La Vie d'Adèle : Abdellatif Kechiche et le Monde

Touwensa (Agences).Mokhtar TRIKI

Abdellatif Kechiche, dont le film La Vie d'Adèle, Palme d'or à Cannes, est actuellement sur les écrans, publie une tribune sur le site Rue 89 intitulée "A ceux qui voulaient détruire La Vie d'Adèle". Selon le cinéaste, parmi ces "destructeurs"figurent ses anciens producteurs, Jean-François Le petit et Marin Karmitz, ainsi que l'actrice Léa Seydoux. Et il y a Le Monde. M. Kechiche accuse le journal d'avoir publié une série d'articles "contenant un grand nombre d'allégations calomnieuses", notamment sur les conditions du tournage du film.

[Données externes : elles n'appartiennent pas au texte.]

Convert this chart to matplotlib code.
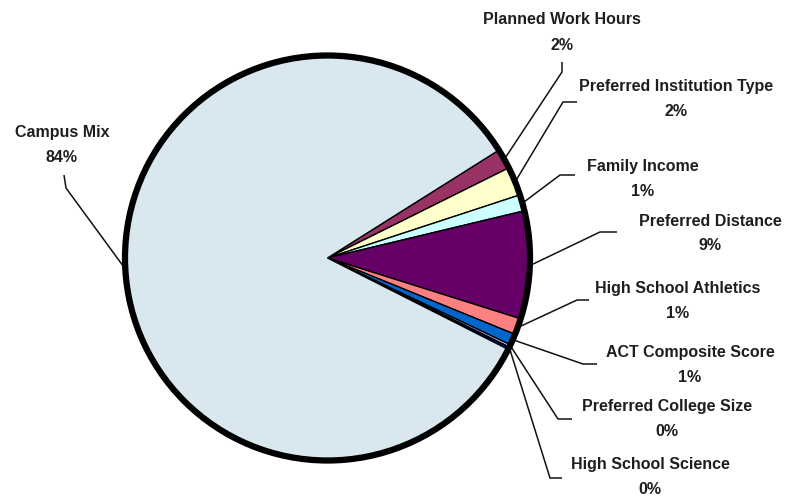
import numpy as np
import matplotlib
matplotlib.use("Agg")
import matplotlib.pyplot as plt
from matplotlib.patches import Circle

# Factor shares (percent), clockwise from the top of the small-slice fan
factors = ["Planned Work Hours", "Preferred Institution Type", "Family Income",
           "Preferred Distance", "High School Athletics", "ACT Composite Score",
           "Preferred College Size", "High School Science", "Campus Mix"]
shares = [1.6, 2.3, 1.3, 8.6, 1.3, 0.9, 0.2, 0.2, 83.6]
colors = ["#993366", "#ffffcc", "#ccffff", "#660066", "#ff8080", "#0066cc",
          "#ccccff", "#000080", "#d9e8ef"]

W, H = 790, 496
fig = plt.figure(figsize=(W / 100, H / 100), dpi=100)
ax = fig.add_axes([0, 0, 1, 1])


def Y(y):
    # pixel row (top-down) to data y
    return H - y


cx, cy, r = 327.5, Y(258), 202.5
wedges, _ = ax.pie(shares, colors=colors, startangle=32.2, counterclock=False,
                   center=(cx, cy), radius=r, frame=True,
                   wedgeprops=dict(edgecolor="black", linewidth=1.0))
ax.set_xlim(0, W)
ax.set_ylim(0, H)
ax.set_aspect("equal")
ax.axis("off")
ax.add_patch(Circle((cx, cy), r, fill=False, edgecolor="black", linewidth=4.5, zorder=5))

# label text centre (x, y of name line) and leader elbow points (pixels)
label_pos = {
    "Planned Work Hours": (562, 20, [(562, 62), (562, 72)]),
    "Preferred Institution Type": (676, 86, [(577, 102), (563, 102)]),
    "Family Income": (643, 167, [(575, 175), (560, 175)]),
    "Preferred Distance": (710, 221, [(617, 232), (600, 232)]),
    "High School Athletics": (678, 288, [(589, 300), (577, 300)]),
    "ACT Composite Score": (690, 352, [(597, 364), (583, 364)]),
    "Preferred College Size": (667, 406, [(572, 419), (558, 419)]),
    "High School Science": (650, 465, [(562, 478), (550, 478)]),
    "Campus Mix": (62, 132, [(64, 175), (66, 188)]),
}

tcolor = "#1e1e1e"
for w, name, val in zip(wedges, factors, shares):
    tx, ty, elbow = label_pos[name]
    ax.text(tx, Y(ty), name, ha="center", va="center", fontsize=11.5,
            fontweight="bold", family="Liberation Sans", color=tcolor, zorder=6)
    ax.text(tx, Y(ty + 25), f"{val:.0f}%", ha="center", va="center", fontsize=11.5,
            fontweight="bold", family="Liberation Sans", color=tcolor, zorder=6)
    mid = np.deg2rad((w.theta1 + w.theta2) / 2)
    ex, ey = cx + (r + 1) * np.cos(mid), cy + (r + 1) * np.sin(mid)
    xs = [p[0] for p in elbow] + [ex]
    ys = [Y(p[1]) for p in elbow] + [ey]
    ax.plot(xs, ys, color="#111111", linewidth=1.1, zorder=4, solid_capstyle="butt")

fig.savefig("out.png", dpi=100)
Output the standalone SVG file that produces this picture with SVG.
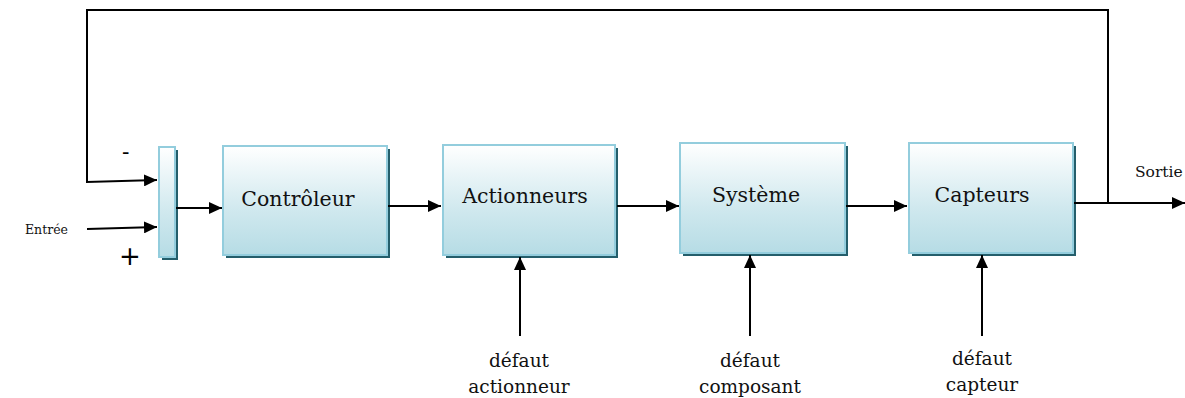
<svg xmlns="http://www.w3.org/2000/svg" width="1185" height="398" viewBox="0 0 1185 398">
<style>
.box{fill:url(#g);stroke:#93cddd;stroke-width:2}
.sh{fill:#245e6b}
.t{font-family:"DejaVu Serif",serif;font-size:20.5px;fill:#111}
.s{font-family:"DejaVu Serif",serif;font-size:18.5px;fill:#111}
.c{fill:none;stroke:#000;stroke-width:2}
</style>
<defs>
<linearGradient id="g" x1="0" y1="0" x2="0" y2="1">
<stop offset="0" stop-color="#ffffff"/>
<stop offset="0.6" stop-color="#cfe8ee"/>
<stop offset="1" stop-color="#b6dce5"/>
</linearGradient>
<marker id="a" viewBox="0 0 13 12" refX="13" refY="6" markerWidth="13" markerHeight="12" markerUnits="userSpaceOnUse" orient="auto">
<path d="M0,0 L13,6 L0,12 z" fill="#000"/>
</marker>
</defs>
<g id="comparateur">
<rect class="sh" x="162" y="150" width="16" height="110"/>
<rect class="box" x="159" y="147" width="16" height="110"/>
<text x="122" y="159" style="font-family:'DejaVu Serif',serif;font-size:22px">-</text>
<text x="119" y="265" style="font-family:'DejaVu Sans',sans-serif;font-size:26px">+</text>
</g>
<g id="controleur">
<rect class="sh" x="226" y="149" width="164" height="109"/>
<rect class="box" x="223" y="146" width="164" height="109"/>
<text class="t" x="298" y="206" text-anchor="middle">Contrôleur</text>
</g>
<g id="actionneurs">
<rect class="sh" x="446" y="148" width="172" height="110"/>
<rect class="box" x="443" y="145" width="172" height="110"/>
<text class="t" x="525" y="203" text-anchor="middle">Actionneurs</text>
</g>
<g id="systeme">
<rect class="sh" x="683" y="146" width="165" height="110"/>
<rect class="box" x="680" y="143" width="165" height="110"/>
<text class="t" x="756" y="202" text-anchor="middle">Système</text>
</g>
<g id="capteurs">
<rect class="sh" x="912" y="146" width="164" height="110"/>
<rect class="box" x="909" y="143" width="164" height="110"/>
<text class="t" x="982" y="202" text-anchor="middle">Capteurs</text>
</g>
<g id="labels">
<text class="s" x="25" y="234" style="font-size:12.5px">Entrée</text>
<text class="s" x="1135" y="177" style="font-size:15.5px">Sortie</text>
<text class="s" x="519" y="367" text-anchor="middle">défaut</text>
<text class="s" x="519" y="393" text-anchor="middle">actionneur</text>
<text class="s" x="750" y="367" text-anchor="middle">défaut</text>
<text class="s" x="750" y="393" text-anchor="middle">composant</text>
<text class="s" x="982" y="365" text-anchor="middle">défaut</text>
<text class="s" x="982" y="391" text-anchor="middle">capteur</text>
</g>
<g id="connecteurs">
<polyline class="c" points="1108,203 1108,10 87,10 87,182 157,180" marker-end="url(#a)"/>
<line class="c" x1="87" y1="229" x2="157" y2="227" marker-end="url(#a)"/>
<line class="c" x1="176" y1="208" x2="222" y2="208" marker-end="url(#a)"/>
<line class="c" x1="388" y1="206" x2="441" y2="206" marker-end="url(#a)"/>
<line class="c" x1="617" y1="206" x2="679" y2="206" marker-end="url(#a)"/>
<line class="c" x1="846" y1="206" x2="907" y2="206" marker-end="url(#a)"/>
<line class="c" x1="1074" y1="203" x2="1185" y2="203" marker-end="url(#a)"/>
<line class="c" x1="520" y1="336" x2="520" y2="257" marker-end="url(#a)"/>
<line class="c" x1="750" y1="336" x2="750" y2="255" marker-end="url(#a)"/>
<line class="c" x1="982" y1="336" x2="982" y2="255" marker-end="url(#a)"/>
</g>
</svg>
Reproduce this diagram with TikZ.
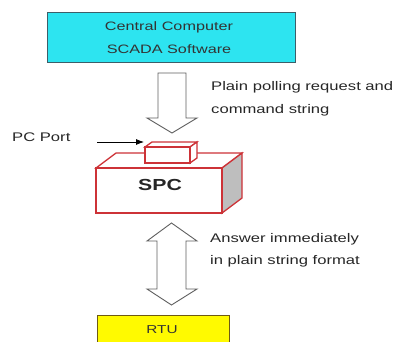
\documentclass[tikz,border=0pt]{standalone}
\usepackage{fontspec}
\setmainfont{Liberation Sans}[FakeStretch=1.33]
\usetikzlibrary{arrows.meta}
\definecolor{cyanfill}{RGB}{45,228,240}
\definecolor{cyanedge}{RGB}{60,95,105}
\definecolor{yellowfill}{RGB}{255,250,0}
\definecolor{yellowedge}{RGB}{110,90,20}
\definecolor{spcred}{RGB}{205,50,55}
\definecolor{arrowgray}{RGB}{95,95,95}
\definecolor{sidegray}{RGB}{190,190,190}
\tikzset{
  lbl/.style={font=\fontsize{12.5}{14}\selectfont, text=black!85, inner sep=0pt, anchor=west},
  boxlbl/.style={font=\fontsize{12.2}{14}\selectfont, text=black!80, inner sep=0pt},
  blockarrow/.style={draw=arrowgray, fill=white, line width=0.9pt, line join=miter},
  redline/.style={draw=spcred, line width=1.3pt, line join=miter}
}
\begin{document}
\begin{tikzpicture}[x=1pt,y=-1pt]
\useasboundingbox (0,0) rectangle (399,342);
% top box
\node[draw=cyanedge, fill=cyanfill, line width=0.9pt, minimum width=248pt, minimum height=50pt, inner sep=0pt] (central) at (171,37) {};
\node[boxlbl] (central1) at (169,27) {Central Computer};
\node[boxlbl] (central2) at (169,49) {SCADA Software};
% down block arrow
\draw[blockarrow] (158,73) -- (186,73) -- (186,118) -- (197,118) -- (172,133) -- (147,118) -- (158,118) -- cycle;
\node[lbl] (req1) at (211,87) {Plain polling request and};
\node[lbl] (req2) at (211,110) {command string};
% SPC box
\draw[redline, fill=white] (96,168) -- (116,153) -- (242,153) -- (222,168) -- cycle;
\draw[redline, fill=sidegray] (222,168) -- (242,153) -- (242,198) -- (222,213) -- cycle;
\node[draw=spcred, line width=1.3pt, fill=white, minimum width=126pt, minimum height=45pt, inner sep=0pt] (spc) at (159,190.5) {};
\node[font=\fontsize{16}{18}\selectfont\bfseries, text=black!85, inner sep=0pt] (spctext) at (160,185) {SPC};
% port box
\draw[redline, fill=white] (145,147) -- (152,142) -- (197,142) -- (190,147) -- cycle;
\draw[redline, fill=white] (190,147) -- (197,142) -- (197,158) -- (190,163) -- cycle;
\node[draw=spcred, line width=1.3pt, fill=white, minimum width=45pt, minimum height=16pt, inner sep=0pt] (port) at (167.5,155) {};
% PC Port label and arrow
\node[lbl] (pcport) at (12,137) {PC Port};
\coordinate (pcstart) at (97,142);
\coordinate (pcend) at (144,142);
\draw[-{Latex[length=8pt,width=6pt]}, line width=0.8pt] (pcstart) -- (pcend);
% double block arrow
\draw[blockarrow] (171.5,223) -- (197,241) -- (186,241) -- (186,289) -- (197,289) -- (171.5,305) -- (147,289) -- (157,289) -- (157,241) -- (147,241) -- cycle;
\node[lbl] (ans1) at (210,239) {Answer immediately};
\node[lbl] (ans2) at (210,261) {in plain string format};
% RTU box
\node[draw=yellowedge, fill=yellowfill, line width=0.9pt, minimum width=132pt, minimum height=40pt, inner sep=0pt] (rtu) at (163,335) {};
\node[font=\fontsize{11.5}{13}\selectfont, text=black!80, inner sep=0pt] (rtutext) at (162,330) {RTU};
\end{tikzpicture}
\end{document}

Le Monde conteste fortement ces propos. A chaque fois que notre journal s'est exprimé sur le contenu du film, c'est pour le louanger. Mieux. Rarement un film n'a bénéficié d'autant d'articles enthousiastes. Rappelons-les, puisque le cinéaste n'en dit pas un mot dans son texte fleuve.
 

Le lendemain de la projection officielle à Cannes, Le Monde publie en première page une photographie des actrices Léa Seydoux et Adèle Exarchopoulos avec ce titre : "Le choc émotionnel que Cannes attendait". Puis notre journal consacre une page à cet événement. Le lendemain du palmarès, nous titrons "La Palme du courage". Lors de la sortie en salles, le mercredi 9 octobre, Le Monde va plus loin en consacrant l'éditorial de première page au film – un choix rare – dans lequel nous écrivons : "A l'heure où La Vie d'Adèle va enfin être présenté au public, il est temps de revenir à l'essentiel : la beauté et l'émotion du film, l'incroyable talent de mise en scène dont il témoigne."
 

De tout cela, donc, Kechiche ne dit mot. Ce qui compte uniquement pour lui, ce sont les articles autour du film. Dans ce registre, ce n'est pas Le Monde qui a allumé la mèche, mais des personnes liées à La Vie d'Adèle : des techniciens, les actrices, notamment Léa Seydoux, mais aussi l'auteure de la bande dessinée originelle. A écouter Kechiche, Le Monde n'aurait pas dû évoquer tout cela. Ce n'est pas notre conception du journalisme.
 

Il y a les œuvres, qui font l'objet de critiques. Et il y a la vie du cinéma, qui est un champ d'enquête comme un autre. Nous avons enquêté sur la façon dont le cinéaste travaillait parce que le directeur du Festival de Cannes, un mois avant son début, expliquait que La Vie d'Adèle n'était pas encore terminée. Nous avons enquêté sur les conditions de tournage parce que des techniciens ont réagi.
 

Nous avons fait écho aux déclarations des actrices parce qu'elles se sont exprimées. A chaque fois, contrairement à ce que dit M. Kechiche, nous avons sollicité sa réaction. Il a refusé de répondre.
 

M. Kechiche va plus loin et met en cause Auréliano Tonet, le chef du service culture du Monde, comme s'il était l'instigateur d'une quelconque censure. C'est faux. Et c'est mal connaître l'équipe des journalistes du service culture, qui est constituée de sensibilités diverses, chacun pouvant s'exprimer dans le respect des règles déontologiques. Avec cette diatribe, son auteur éloigne finalement son film de l'essentiel : La Vie d'Adèle est un film magnifique. Ce que nous répétons depuis sa révélation cannoise.